No legitimar el derecho a la agresión
Los sucesos de los últimos días sirven para poner al desnudo, de modo patético y descarnado, algo que estaba gestándose desde lustros atrás en la Argentina. Es el añadido, a una legítima libertad de expresión, de una deplorable "libertad" de agresión.
Tal operativo ideológico parte de un supuesto genuino: el derecho a manifestarse, que implica una libertad preferida, hasta estratégica, necesaria para el régimen democrático. Sin tal libertad de expresión, la participación política, el pluralismo, el diálogo, el debate de ideas, el derecho a formarse el propio juicio y la confrontación de opiniones se tornan inviables y la democracia se coagula. El derecho a expresarse libremente aparece así como un derecho incuestionablemente "sistémico".
Pero la libertad de expresión es pervertida cuando se le suma, por un acto de prestidigitación ideológica y como un ingrediente presuntamente natural de aquella, la libertad de agresión. Si eso pasa, el derecho se convierte en "contraderecho": un derecho intrínsecamente lesivo y dañoso para los demás.
La libertad de expresión, convertida ahora en un ariete para herir al que piensa distinto o incluso a un tercero ajeno al conflicto, asume distintas variables. El caso del piquete es ilustrativo. So pretexto de "expresarse", el piquete asume como derecho propio el contraderecho de cortar la calle que elija, cuando quiera, y así impedir, como objetivo inmediato, de modo explícito e intencional, el paso de los demás. Ello incluye, como valor agregado, el contraderecho a destruir el vehículo y de moler a palos al conductor que intente desobedecer el piquete. En sus versiones extremas, lamentablemente no ficticias, el piquete ha impedido que una ambulancia circule con un moribundo que necesita atención médica inmediata.
Con el relato de una irrestricta, absoluta e incondicionada (también, desnaturalizada) libertad de expresión, hemos visto últimamente el ataque programado y brutal de grupos de "manifestantes" a bienes del dominio público o privado, fuerzas de seguridad, periodistas, algún legislador y gente común. Para muchos, la condición de "manifestante" es un carnet que habilita para hacer cualquier cosa. Ni que decir si, además, el sujeto en cuestión es "militante", galardón que lo convierte en un manifestante premium. En tal hipótesis, al derecho a agredir se le suma el derecho a la impunidad: no puede ni debe ser castigado por sus desmanes.

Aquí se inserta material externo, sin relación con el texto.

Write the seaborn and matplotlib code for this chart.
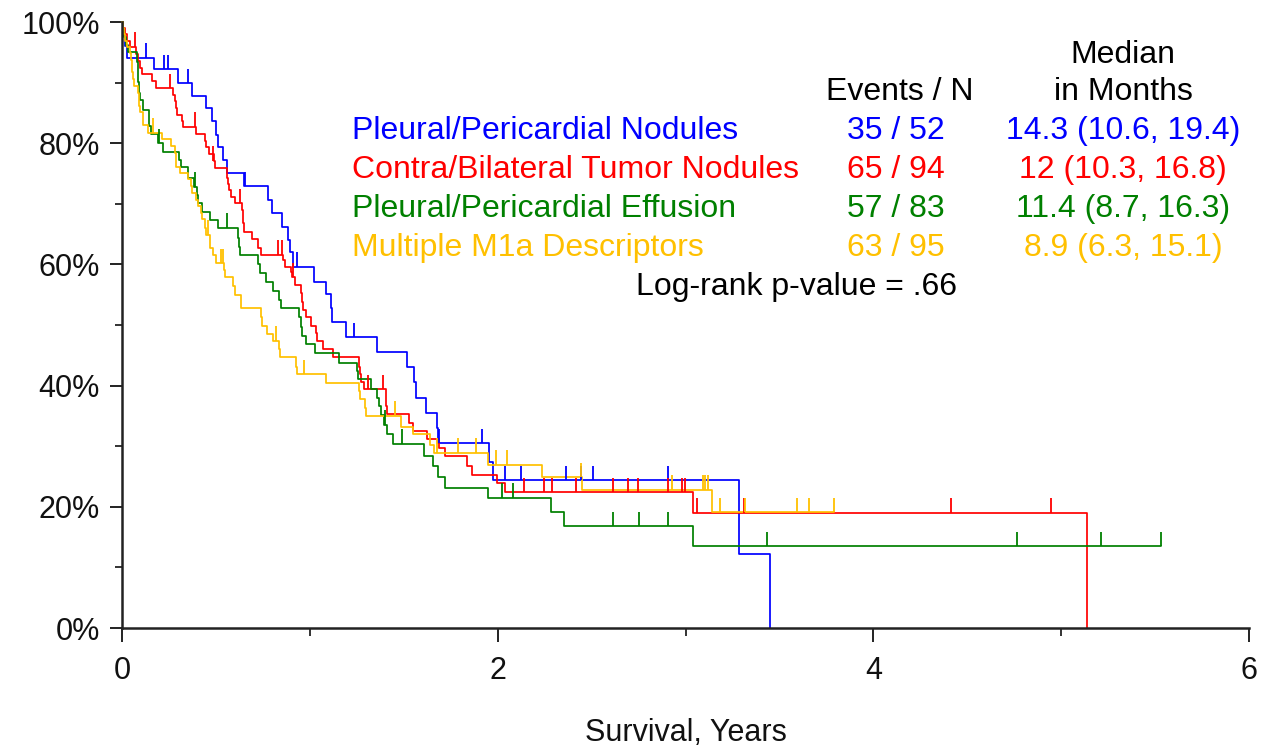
import numpy as np
import pandas as pd
import matplotlib
matplotlib.use("Agg")
import matplotlib.pyplot as plt
import seaborn as sns

# ---- Kaplan-Meier estimates (time in years, survival in %) ----
groups = ["Pleural/Pericardial Nodules", "Contra/Bilateral Tumor Nodules",
          "Pleural/Pericardial Effusion", "Multiple M1a Descriptors"]
colors = ["#0000FF", "#FF0000", "#008000", "#FFC000"]
events_n = ["35 / 52", "65 / 94", "57 / 83", "63 / 95"]
medians = ["14.3 (10.6, 19.4)", "12 (10.3, 16.8)", "11.4 (8.7, 16.3)", "8.9 (6.3, 15.1)"]

nod_t = [0.005, 0.016, 0.027, 0.170, 0.298, 0.373, 0.447, 0.479, 0.501, 0.511,
         0.538, 0.559, 0.650, 0.777, 0.799, 0.852, 0.884, 0.895, 0.911, 1.022,
         1.086, 1.113, 1.118, 1.193, 1.358, 1.518, 1.555, 1.565, 1.619, 1.677,
         1.683, 1.954, 1.975, 3.285, 3.450]
nod_s = [98.0, 96.0, 94.1, 92.2, 89.9, 87.8, 85.8, 83.7, 81.4, 79.4,
         77.2, 75.1, 72.9, 70.6, 68.5, 66.2, 64.0, 62.0, 59.6, 57.1,
         55.1, 52.8, 50.5, 48.0, 45.5, 43.1, 40.6, 38.0, 35.5, 33.0,
         30.5, 27.4, 24.4, 12.2, 0.0]
nod_cens_t = [0.128, 0.224, 0.245, 0.351, 0.655, 0.932, 1.235, 1.688, 1.917,
              2.039, 2.125, 2.364, 2.444, 2.508, 2.907]
nod_cens_s = [94.1, 92.2, 92.2, 89.9, 72.9, 59.6, 48.0, 30.5, 30.5,
              24.4, 24.4, 24.4, 24.4, 24.4, 24.4]
nod_end = 3.450

con_t = [0.005, 0.016, 0.027, 0.043, 0.075, 0.085, 0.096, 0.106, 0.160, 0.181,
         0.272, 0.282, 0.288, 0.293, 0.319, 0.325, 0.394, 0.442, 0.447, 0.463,
         0.490, 0.495, 0.559, 0.564, 0.570, 0.580, 0.602, 0.639, 0.642, 0.644,
         0.650, 0.692, 0.724, 0.740, 0.857, 0.868, 0.900, 0.905, 0.921, 0.953,
         0.958, 0.964, 0.980, 1.006, 1.033, 1.038, 1.070, 1.124, 1.262, 1.267,
         1.273, 1.289, 1.406, 1.408, 1.411, 1.528, 1.550, 1.624, 1.688, 1.720,
         1.837, 1.864, 1.997, 2.039, 3.040, 5.138]
con_s = [99.0, 98.0, 96.9, 95.9, 94.7, 93.6, 92.4, 91.4, 90.3, 89.1,
         88.0, 87.0, 85.8, 84.7, 83.7, 82.7, 81.5, 80.4, 79.4, 78.2,
         77.1, 75.9, 74.3, 73.3, 72.3, 71.1, 70.1, 69.0, 68.0, 66.8,
         65.3, 64.2, 62.7, 61.6, 60.7, 59.6, 58.7, 57.9, 56.6, 55.3,
         53.8, 52.5, 51.3, 49.8, 48.7, 47.4, 46.0, 44.7, 43.1, 41.9,
         40.6, 39.4, 38.1, 36.6, 35.3, 33.8, 32.5, 31.2, 29.7, 28.4,
         26.7, 25.2, 23.9, 22.4, 19.0, 0.0]
con_cens_t = [0.069, 0.256, 0.389, 0.485, 0.628, 0.831, 0.852, 0.911, 1.310, 1.390,
              2.141, 2.247, 2.290, 2.417, 2.614, 2.694, 2.748, 2.907, 2.982, 2.998,
              3.062, 3.312, 4.414, 4.947]
con_cens_s = [95.9, 89.1, 82.7, 77.1, 70.1, 61.6, 61.6, 57.9, 39.4, 39.4,
              22.4, 22.4, 22.4, 22.4, 22.4, 22.4, 22.4, 22.4, 22.4, 22.4,
              19.0, 19.0, 19.0, 19.0]
con_end = 5.138

eff_t = [0.005, 0.011, 0.021, 0.032, 0.080, 0.083, 0.085, 0.091, 0.096, 0.112,
         0.144, 0.146, 0.154, 0.192, 0.218, 0.304, 0.314, 0.351, 0.383, 0.399,
         0.405, 0.426, 0.469, 0.511, 0.618, 0.623, 0.628, 0.724, 0.735, 0.767,
         0.804, 0.836, 0.847, 0.942, 0.953, 0.958, 0.980, 1.028, 1.155, 1.251,
         1.257, 1.326, 1.358, 1.368, 1.379, 1.395, 1.411, 1.443, 1.608, 1.656,
         1.683, 1.720, 1.949, 2.284, 2.354, 3.040]
eff_s = [98.7, 97.5, 96.2, 95.0, 93.4, 91.7, 90.1, 88.3, 87.1, 85.5,
         84.2, 82.8, 81.5, 80.0, 78.5, 77.2, 76.1, 74.3, 72.8, 71.5,
         70.1, 68.6, 67.3, 66.0, 64.4, 62.9, 61.6, 60.1, 58.6, 57.1,
         55.6, 54.1, 52.8, 51.3, 49.7, 48.2, 46.9, 45.4, 43.7, 42.4,
         41.1, 39.4, 38.0, 36.6, 35.1, 33.5, 32.0, 30.4, 28.4, 26.7,
         24.9, 23.1, 21.5, 19.1, 16.8, 13.5]
eff_cens_t = [0.197, 0.389, 0.559, 1.400, 1.491, 2.023, 2.082, 2.614, 2.753, 2.907,
              3.435, 4.766, 5.213, 5.532]
eff_cens_s = [80.0, 72.8, 66.0, 33.5, 30.4, 21.5, 21.5, 16.8, 16.8, 16.8,
              13.5, 13.5, 13.5, 13.5]
eff_end = 5.532

mul_t = [0.005, 0.011, 0.016, 0.027, 0.043, 0.048, 0.051, 0.053, 0.059, 0.064,
         0.085, 0.088, 0.091, 0.096, 0.112, 0.114, 0.138, 0.213, 0.261, 0.282,
         0.285, 0.288, 0.309, 0.351, 0.367, 0.373, 0.394, 0.405, 0.421, 0.426,
         0.442, 0.447, 0.469, 0.471, 0.485, 0.501, 0.543, 0.548, 0.591, 0.602,
         0.634, 0.636, 0.740, 0.745, 0.772, 0.804, 0.836, 0.839, 0.927, 0.932,
         1.086, 1.262, 1.265, 1.294, 1.299, 1.486, 1.550, 1.640, 1.661, 1.949,
         2.236, 2.449, 3.142]
mul_s = [99.0, 98.0, 96.9, 95.9, 94.9, 93.7, 92.7, 91.7, 90.6, 89.4,
         88.3, 87.1, 86.1, 85.1, 84.2, 83.0, 81.7, 80.7, 79.5, 78.4,
         77.2, 76.1, 75.1, 74.1, 72.9, 71.8, 70.6, 69.6, 68.5, 67.5,
         66.0, 64.9, 63.7, 62.7, 61.6, 60.2, 59.1, 57.9, 56.4, 55.0,
         53.8, 52.8, 51.3, 49.8, 48.5, 47.4, 46.0, 44.7, 43.1, 41.9,
         40.4, 39.1, 37.8, 36.3, 35.0, 33.2, 32.0, 30.2, 28.9, 26.9,
         24.9, 22.8, 19.1]
mul_cens_t = [0.165, 0.458, 0.527, 0.538, 0.820, 0.969, 1.454, 1.677, 1.789, 1.885,
              1.991, 2.050, 2.444, 2.929, 3.094, 3.104, 3.120, 3.184, 3.317, 3.594,
              3.658, 3.791]
mul_cens_s = [81.7, 64.9, 60.2, 60.2, 47.4, 41.9, 35.0, 28.9, 28.9, 28.9,
              26.9, 26.9, 24.9, 22.8, 22.8, 22.8, 22.8, 19.1, 19.1, 19.1,
              19.1, 19.1]
mul_end = 3.791

curves = [
    (nod_t, nod_s, nod_cens_t, nod_cens_s, nod_end),
    (con_t, con_s, con_cens_t, con_cens_s, con_end),
    (eff_t, eff_s, eff_cens_t, eff_cens_s, eff_end),
    (mul_t, mul_s, mul_cens_t, mul_cens_s, mul_end),
]

# ---- long-form step data ----
rows = []
for name, (t, s, _, _, end) in zip(groups, curves):
    tt = [0.0] + list(t)
    ss = [100.0] + list(s)
    if end > tt[-1]:
        tt.append(end)
        ss.append(ss[-1])
    rows += [{"group": name, "t": a, "s": b} for a, b in zip(tt, ss)]
df = pd.DataFrame(rows)

sns.set_theme(style="ticks")
plt.rcParams["font.family"] = ["Liberation Sans", "DejaVu Sans"]

fig = plt.figure(figsize=(12.63, 7.48), dpi=100)
ax = fig.add_axes([122 / 1263, 1 - 628 / 748, 1127 / 1263, 606 / 748])

sns.lineplot(data=df, x="t", y="s", hue="group", hue_order=groups,
             palette=colors, estimator=None, sort=False, drawstyle="steps-post",
             linewidth=1.25, legend=False, ax=ax, clip_on=False)

tick_h = 2.4
for (t, s, ct, cs, end), col in zip(curves, colors):
    ax.vlines(ct, cs, np.array(cs) + tick_h, colors=col, linewidth=1.3)

ax.set_xlim(0, 6)
ax.set_ylim(0, 100)
ax.set_xticks([0, 2, 4, 6])
ax.set_xticks([1, 3, 5], minor=True)
ax.set_yticks([0, 20, 40, 60, 80, 100])
ax.set_yticklabels(["0%", "20%", "40%", "60%", "80%", "100%"])
ax.set_yticks([10, 30, 50, 70, 90], minor=True)

ax.tick_params(axis="both", which="major", labelsize=22, colors="#111111",
               width=1.3, direction="out")
ax.tick_params(axis="x", which="major", length=10, pad=10)
ax.tick_params(axis="x", which="minor", length=6, width=1.2, color="#111111")
ax.tick_params(axis="y", which="major", length=9, pad=7)
ax.tick_params(axis="y", which="minor", length=5, width=1.2, color="#111111")

for side in ["top", "right"]:
    ax.spines[side].set_visible(False)
for side in ["left", "bottom"]:
    ax.spines[side].set_linewidth(1.8)
    ax.spines[side].set_color("#222222")

ax.set_xlabel("Survival, Years", fontsize=22, labelpad=23, color="#111111")
ax.set_ylabel("")

# ---- annotation table ----
fs = 23
ax.text(4.14, 88.4, "Events / N", fontsize=fs, ha="center", va="center", color="black")
ax.text(5.33, 94.5, "Median", fontsize=fs, ha="center", va="center", color="black")
ax.text(5.33, 88.4, "in Months", fontsize=fs, ha="center", va="center", color="black")
row_y = [82.0, 75.6, 69.1, 62.7]
for name, col, en, med, y in zip(groups, colors, events_n, medians, row_y):
    ax.text(1.225, y, name, fontsize=fs, ha="left", va="center", color=col)
    ax.text(4.12, y, en, fontsize=fs, ha="center", va="center", color=col)
    ax.text(5.33, y, med, fontsize=fs, ha="center", va="center", color=col)
ax.text(3.589, 56.3, "Log-rank p-value = .66", fontsize=fs, ha="center",
        va="center", color="black")

fig.savefig("out.png", dpi=100, facecolor="white")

Todo se inserta, claro está, en el empleo de las vías de hecho como recurso efectivo para practicar un derecho. Si tengo un derecho, se alega, tengo al mismo tiempo la facultad de ejercerlo por mí mismo, a mi discreción y contra el Estado o contra cualquiera. Derecho y violencia se conjugan y complementan, sobre la base de tal argumentación, inescindiblemente.
El asunto es harto preocupante, máxime cuando -no podía faltar- cierto sector de nuestro variopinto paisaje político pretende dar, increíblemente, una apoyatura jurídica, con barniz de constitucionalidad, a la conjunción violencia-derecho, y transformar ciertos derechos constitucionales en agresivos contraderechos. Para ello, naturalmente, es necesario corromper, triturar y desmontar varias de las cláusulas de la Constitución para, en su lugar, construir un nuevo mensaje pseudoconstitucionalista acorde con la fórmula que comentamos. No faltan, por cierto, entusiastas "juristas" dispuestos para tal tarea, avezados artífices del caos y excelentes dibujantes de sofisticadas caricaturas constitucionales.